THE ongoing diplomatic spat between Spain and Argentina deepened on Tuesday, after the Spanish government recalled its ambassador in Buenos Aires to Madrid definitively.
The drastic move came after the Argentine president, Javier Milei, refused to apologise for calling the wife of Spanish Prime Minister Pedro Sanchez ‘corrupt’ while on a visit to Madrid at the weekend.
Far from saying he was sorry for his words, which were uttered during a meeting of far-right parties hosted by Spain’s Vox, he claimed that he felt ‘attacked’ by the Socialist Party leader, whom, he added, was ‘working in line with kirchnerismo’, a reference to the left-wing policies of his predecessors in the Argentine government.
“I am not going to apologise to him under any circumstances…. If I was the one who was attacked,” Milei told the channel Todo Noticias during his first interview after the row broke out.
Read more: Spain’s Prime Minister Pedro Sanchez calls for public apology from Milei
“[Sánchez] is such a coward that he needed to send women to beat me up,” Milei continued, in reference to comments about the incident made by female ministers such as Spain’s Deputy Prime Minister Yolanda Diaz and Universities Minister Diana Morant.
The Argentine president claimed that such comments made by female members of the Spanish government was a strategy by his predecessor Alberto Fernandez aimed at provoking him into reacting so that his critics could call him ‘misogynist’.
On Tuesday, government spokesperson Pilar Alegria responded to Milei’s comments, saying that ‘politics is not a question of skirts or trousers, but rather of respect. For women to have a voice or autonomy is not cowardice, it’s equality’.
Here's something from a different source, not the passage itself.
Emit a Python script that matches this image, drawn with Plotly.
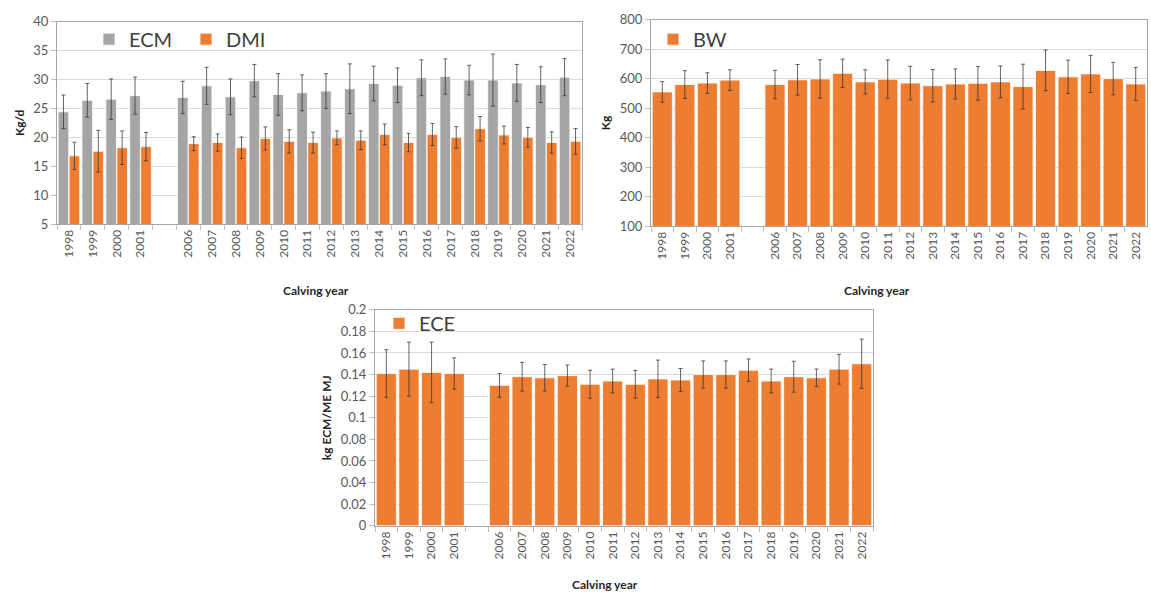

It was Foreign Minister Jose Manuel Albares, meanwhile, who announced that Spain’s ambassador to Argentina was being recalled, thus raising the tensions between the two countries another notch.
“The ambassador will stay in Madrid definitively, Argentina is left without an ambassador,” Albares said on Tuesday.
The move came after Spain called its ambassador in Buenos Aires for consultation on Sunday. But now, however, the ambassador will not be going back to the South American country and will be replaced once the diplomatic rift is over.
Milei was in Madrid to appear as the star guest at a conference of far-right leaders, along with Marine Le Pen from France.
During his speech he described Sanchez’s partner, Begoña Gomez, as a ‘corrupt wife’ after a series of allegations were made against her in some sectors of the press of influence peddling.
A preliminary judicial investigation into Gomez’s activities has been opened, but so far there is no proof of any wrongdoing. The story received widespread coverage in right-leaning news sources in Spain before it was taken up by the courts.
Yesterday, Sanchez himself called for an apology from Milei, adding: “I am fully aware that those who spoke yesterday did not do so in the name of the great Argentine people.”
Tensions between Spain and Argentina have been running high after Spanish Transport Minister Oscar Puente recently made comments suggesting that Milei had ingested ‘substances’ during last year’s presidential elections.